Their Lordships have heard no reason founded on the language of the will of 1873 for confining the interest of Sultan to a life estate except that the gift is only of profits. But in order to shew that an unlimited gift of profits is less than a gift of the corpus, some evidence should be found in the context or in the circumstances affecting the property. It appears to their Lordships that the context, so far from favouring the restriction of the gift, bears the other way. The testator does not give the estate to Saeed, but directs that the engagement shall be made in his name. When he disposes of the surplus, after deducting revenue and expenses, he puts all four takers on the same footing - equal shares of profits are given to each. Finally comes the provision that in case of dispute each sharer shall have land set apart for him, only the estate is to continue a in the name of Saeed (clearly as lumbardar) entire and undivided. It may be that such a setting apart would be difficult, as the Court below observes; but the testator clearly contemplated it, and it seems more consistent with a permanent than with a limited interest.
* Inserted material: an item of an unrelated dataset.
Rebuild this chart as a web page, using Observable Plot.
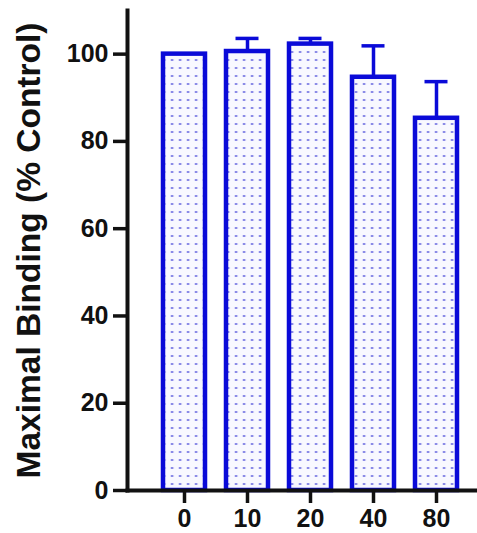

The will then read alone must be construed as giving a heritable interest to Sultan, and it is not shown from any of his former dispositions that the testator was in the habit of using any of its expressions in any but their ordinary sense, or that he looked upon the gift of the lumbardari as carrying the whole beneficial interest, or that he leant in favour of the rule of primogeniture. On the contrary, in the will of January, 1861, he gives the lumbardari according to primogeniture, and the surplus in equal shares; in the will of October, 1861, he provides for equality of proprietorship in case of dispute; and in the will of 1870 he gives the proprietorship, lumbardari and all, to his two grandsons equally.

Their Lordships' attention was called to the fact that the plaintiff is not entitled to the whole of Sultan's share. The District Judge found that' Aziz-un-nissa is equally entitled. She is not a party to the suit, and would not be bound by any decree made in it. But their Lordships prefer to confine themselves to a construction of the will on the points argued in this appeal. The plaint, which is rather confused both in its statement and in its prayer, sues for possession of eight-annas share in the talook. A declaration of the nature of the devise to Sultan will enable the Courts to put him in enjoyment of so much of the share of Sultan as has devolved on him in the mode appropriate to the circumstances of the talook. Their Lordships think that the proper course will be to discharge the decrees of the Judicial Commissioner's Court and of the District Judge; to declare that according to the true construction of the will Sultan Khan took a heritable interest in four annas of the profits of the estate after deducting Government revenue, talookdari, and Ahl-i-biradri expenses; to dismiss the suit so far as it seeks relief in respect of the share devised to Shabhan; and to order that neither party shall pay or receive costs either in the District Judge's Court or in that of the Judicial Commissioner; in both of which Courts the plaintiff was right as to one half of his claim, and wrong as to the other half. They will therefore humbly advise Her Majesty to this effect. On this appeal the appellant is wholly right and the respondent wholly wrong. Therefore the respondent must pay the costs.